Germany-Netherlands Match Called-Off for 'Security Reasons': Police
The German Football Association (DFB) had at the weekend already come close to calling off the match, while Belgium have cancelled their friendly against Spain on Tuesday.
- Agence France-Presse
- Updated: November 18, 2015 08:31 AM IST
A football match in Germany that had been hailed as a "symbol of freedom" after the Paris attacks and was to be attended by Chancellor Angela Merkel was called off for security reasons Tuesday, police said.
Thousands of fans were evacuated, without signs of panic, from Hanover's 49,000-capacity HDI Arena, where the German national side had been due to play a friendly against the Netherlands. (Belgium-Spain Friendly Cancelled After Paris Terror Attacks)
The German team was playing France last Friday when players and fans were shaken by the blasts of jihadist suicide bombers outside the venue that echoed through the Stade de France.
Head coach Joachim Loew had called the planned match "a clear message and symbol of freedom and a demonstration of compassion, as well as sorrow, for our French friends -- not only in France, but throughout the world".
Before the match, players were practising the French anthem "La Marseillaise", which they had been set to sing in a sign of solidarity with the shaken nation. (Shock, Horror for Fans During Germany-France After Paris Attacks)

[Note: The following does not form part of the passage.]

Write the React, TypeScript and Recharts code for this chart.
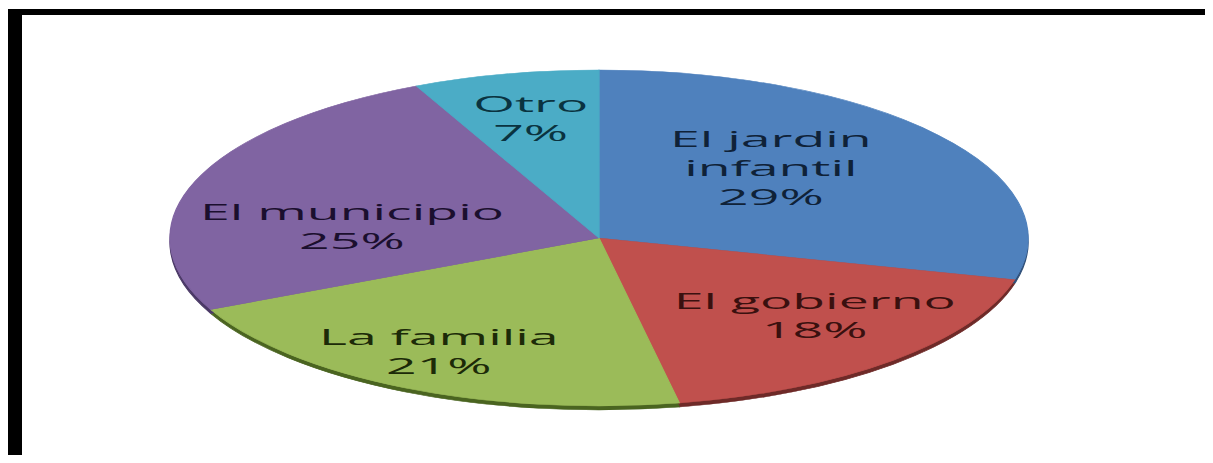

The victims of the Paris attacks -- which claimed at least 129 lives with more than 350 injured -- were set to be honoured by candlelight in what has been described as "a friendly in the true sense of the word".
The German Football Association (DFB) had at the weekend already come close to calling off the match, while Belgium have cancelled their friendly against Spain on Tuesday.
"We want to take this opportunity to use light as a sign of sympathy to the world," the chairman of the Friends of Hanover, Roger Cericius, had told the Hannoversche Allgemeine newspaper.
Germany are still coming to terms with what they experienced last Friday during their international against France.
After the blasts, the Germans spent the night in the Stade de France changing room, as it was still considered too dangerous to cross Paris, before flying home early the next morning.
"There was a lot of fear and anxiety in the dressing room that night. We were afraid," said Loew, who revealed the players had asked to leave as soon as the match was over.